→ **Information provided**:
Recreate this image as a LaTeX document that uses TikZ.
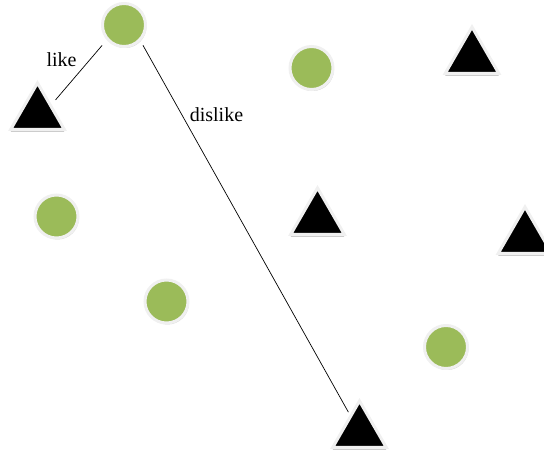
\documentclass[tikz,border=0pt]{standalone}
\usepackage{fontspec}
\setmainfont{Liberation Serif}
\usepackage{tikz}
\usetikzlibrary{shapes.geometric,shadows}

\definecolor{ballgreen}{HTML}{9BBB59}
\definecolor{rimgray}{HTML}{F0F0F0}

\begin{document}
\begin{tikzpicture}[
    x=1pt,y=-1pt,
    ball/.style={circle,fill=ballgreen,draw=rimgray,line width=3pt,
      inner sep=0pt,minimum size=43pt,
      drop shadow={shadow xshift=1pt,shadow yshift=-1.5pt,opacity=0.35}},
    tri/.style={regular polygon,regular polygon sides=3,fill=black,
      draw=rimgray,line width=3pt,line join=miter,inner sep=0pt,
      minimum size=62pt,
      drop shadow={shadow xshift=0pt,shadow yshift=-2.5pt,opacity=0.4}},
    link/.style={line width=0.7pt,black},
    lbl/.style={font=\fontsize{20}{24}\selectfont,inner sep=0pt}]

  \useasboundingbox (0,0) rectangle (544,454);

  % green balls
  \node[ball] (c1) at (124,25) {};
  \node[ball] (c2) at (311.5,68) {};
  \node[ball] (c3) at (56.5,216.5) {};
  \node[ball] (c4) at (166.5,301.5) {};
  \node[ball] (c5) at (446,347) {};

  % black triangles
  \node[tri] (t1) at (37.5,114) {};
  \node[tri] (t2) at (472,58) {};
  \node[tri] (t3) at (317.5,219) {};
  \node[tri] (t4) at (525,238) {};
  \node[tri] (t5) at (359.5,432) {};

  \draw[link,shorten <=7pt,shorten >=6pt] (c1.221) -- (t1.34);
  \draw[link,shorten <=5pt,shorten >=3pt] (c1.-44) -- (t5);

  \node[lbl] (like) at (61.5,60) {like};
  \node[lbl] (dislike) at (216.5,115) {dislike};
\end{tikzpicture}
\end{document}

→ **Task details**:
Every line of the data should be copied as it stands, without the images.

→ **Written answer**:
Recreate this image as a LaTeX document that uses TikZ.
\documentclass[tikz,border=0pt]{standalone}
\usepackage{fontspec}
\setmainfont{Liberation Serif}
\usepackage{tikz}
\usetikzlibrary{shapes.geometric,shadows}

\definecolor{ballgreen}{HTML}{9BBB59}
\definecolor{rimgray}{HTML}{F0F0F0}

\begin{document}
\begin{tikzpicture}[
    x=1pt,y=-1pt,
    ball/.style={circle,fill=ballgreen,draw=rimgray,line width=3pt,
      inner sep=0pt,minimum size=43pt,
      drop shadow={shadow xshift=1pt,shadow yshift=-1.5pt,opacity=0.35}},
    tri/.style={regular polygon,regular polygon sides=3,fill=black,
      draw=rimgray,line width=3pt,line join=miter,inner sep=0pt,
      minimum size=62pt,
      drop shadow={shadow xshift=0pt,shadow yshift=-2.5pt,opacity=0.4}},
    link/.style={line width=0.7pt,black},
    lbl/.style={font=\fontsize{20}{24}\selectfont,inner sep=0pt}]

  \useasboundingbox (0,0) rectangle (544,454);

  % green balls
  \node[ball] (c1) at (124,25) {};
  \node[ball] (c2) at (311.5,68) {};
  \node[ball] (c3) at (56.5,216.5) {};
  \node[ball] (c4) at (166.5,301.5) {};
  \node[ball] (c5) at (446,347) {};

  % black triangles
  \node[tri] (t1) at (37.5,114) {};
  \node[tri] (t2) at (472,58) {};
  \node[tri] (t3) at (317.5,219) {};
  \node[tri] (t4) at (525,238) {};
  \node[tri] (t5) at (359.5,432) {};

  \draw[link,shorten <=7pt,shorten >=6pt] (c1.221) -- (t1.34);
  \draw[link,shorten <=5pt,shorten >=3pt] (c1.-44) -- (t5);

  \node[lbl] (like) at (61.5,60) {like};
  \node[lbl] (dislike) at (216.5,115) {dislike};
\end{tikzpicture}
\end{document}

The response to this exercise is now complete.